### PROMPT
Each line of the listing must be transcribed exactly, except for the images, which should be excluded.

### RECORDED INFORMATION

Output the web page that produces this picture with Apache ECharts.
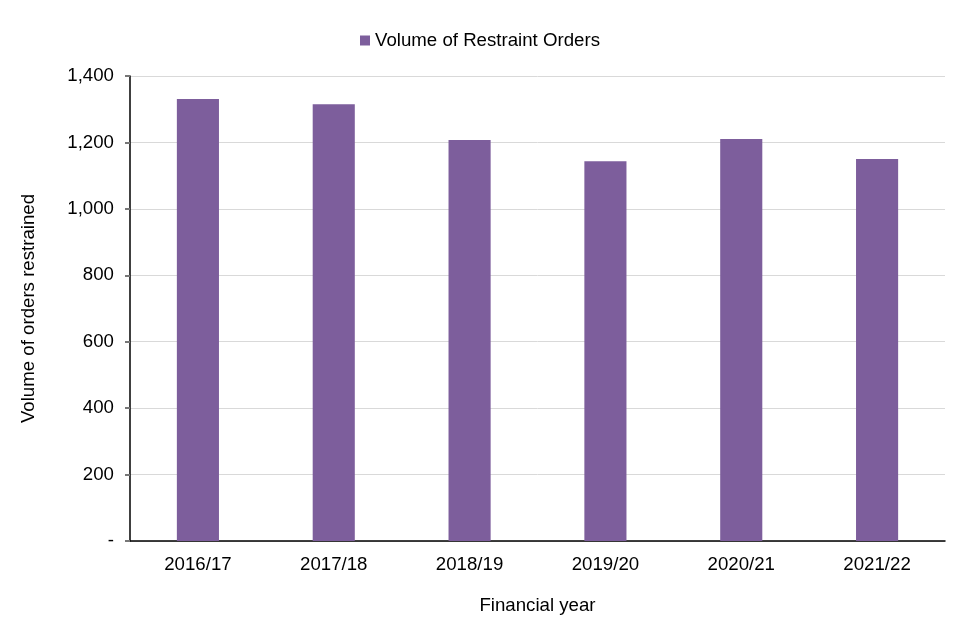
<!DOCTYPE html>
<html><head><meta charset="utf-8">
<script src="https://cdn.jsdelivr.net/npm/echarts@6/dist/echarts.min.js"></script>
<style>html,body{margin:0;padding:0;background:#fff}#c{width:960px;height:640px}</style>
</head><body><div id="c"></div>
<script>
const categories = ['2016/17','2017/18','2018/19','2019/20','2020/21','2021/22'];
const seriesName = 'Volume of Restraint Orders';
const values = [1331, 1315, 1207, 1143, 1210, 1150];
const yTicks = [0, 200, 400, 600, 800, 1000, 1200, 1400];

const chart = echarts.init(document.getElementById('c'), null, {renderer:'canvas'});
const font = 'Liberation Sans, Arial, sans-serif';
const fs = 18.67;
chart.setOption({
  animation:false,
  textStyle:{fontFamily:font},
  legend:{
    data:[seriesName], top:26, left:'center', itemWidth:10, itemHeight:10, itemGap:3,
    icon:'rect', textStyle:{fontFamily:font, fontSize:fs, color:'#000'}
  },
  grid:{left:130, right:15, top:76, bottom:99, containLabel:false},
  xAxis:{
    type:'category', data:categories, boundaryGap:true,
    name:'Financial year', nameLocation:'middle', nameGap:55,
    nameTextStyle:{fontFamily:font, fontSize:fs, color:'#000'},
    axisLine:{lineStyle:{color:'#000', width:1.5}},
    axisTick:{alignWithLabel:true, length:5, lineStyle:{color:'#888'}},
    axisLabel:{fontFamily:font, fontSize:fs, color:'#000', margin:14}
  },
  yAxis:{
    type:'value', min:yTicks[0], max:yTicks[yTicks.length-1], interval:200,
    name:'Volume of orders restrained', nameLocation:'middle', nameGap:92, nameRotate:90,
    nameTextStyle:{fontFamily:font, fontSize:fs, color:'#000'},
    axisLine:{show:true, lineStyle:{color:'#000', width:1.5}},
    axisTick:{show:true, length:5, lineStyle:{color:'#777', width:2}},
    splitLine:{lineStyle:{color:'#d9d9d9', width:1}},
    axisLabel:{fontFamily:font, fontSize:fs, color:'#000', margin:16,
      formatter:v => v === 0 ? '-' : v.toLocaleString('en-GB')}
  },
  series:[{
    name:seriesName, type:'bar', data:values, barWidth:'31%',
    itemStyle:{color:'#7d5e9c'}
  }]
});
</script></body></html>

### TASK ANSWER
Output the web page that produces this picture with Apache ECharts.
<!DOCTYPE html>
<html><head><meta charset="utf-8">
<script src="https://cdn.jsdelivr.net/npm/echarts@6/dist/echarts.min.js"></script>
<style>html,body{margin:0;padding:0;background:#fff}#c{width:960px;height:640px}</style>
</head><body><div id="c"></div>
<script>
const categories = ['2016/17','2017/18','2018/19','2019/20','2020/21','2021/22'];
const seriesName = 'Volume of Restraint Orders';
const values = [1331, 1315, 1207, 1143, 1210, 1150];
const yTicks = [0, 200, 400, 600, 800, 1000, 1200, 1400];

const chart = echarts.init(document.getElementById('c'), null, {renderer:'canvas'});
const font = 'Liberation Sans, Arial, sans-serif';
const fs = 18.67;
chart.setOption({
  animation:false,
  textStyle:{fontFamily:font},
  legend:{
    data:[seriesName], top:26, left:'center', itemWidth:10, itemHeight:10, itemGap:3,
    icon:'rect', textStyle:{fontFamily:font, fontSize:fs, color:'#000'}
  },
  grid:{left:130, right:15, top:76, bottom:99, containLabel:false},
  xAxis:{
    type:'category', data:categories, boundaryGap:true,
    name:'Financial year', nameLocation:'middle', nameGap:55,
    nameTextStyle:{fontFamily:font, fontSize:fs, color:'#000'},
    axisLine:{lineStyle:{color:'#000', width:1.5}},
    axisTick:{alignWithLabel:true, length:5, lineStyle:{color:'#888'}},
    axisLabel:{fontFamily:font, fontSize:fs, color:'#000', margin:14}
  },
  yAxis:{
    type:'value', min:yTicks[0], max:yTicks[yTicks.length-1], interval:200,
    name:'Volume of orders restrained', nameLocation:'middle', nameGap:92, nameRotate:90,
    nameTextStyle:{fontFamily:font, fontSize:fs, color:'#000'},
    axisLine:{show:true, lineStyle:{color:'#000', width:1.5}},
    axisTick:{show:true, length:5, lineStyle:{color:'#777', width:2}},
    splitLine:{lineStyle:{color:'#d9d9d9', width:1}},
    axisLabel:{fontFamily:font, fontSize:fs, color:'#000', margin:16,
      formatter:v => v === 0 ? '-' : v.toLocaleString('en-GB')}
  },
  series:[{
    name:seriesName, type:'bar', data:values, barWidth:'31%',
    itemStyle:{color:'#7d5e9c'}
  }]
});
</script></body></html>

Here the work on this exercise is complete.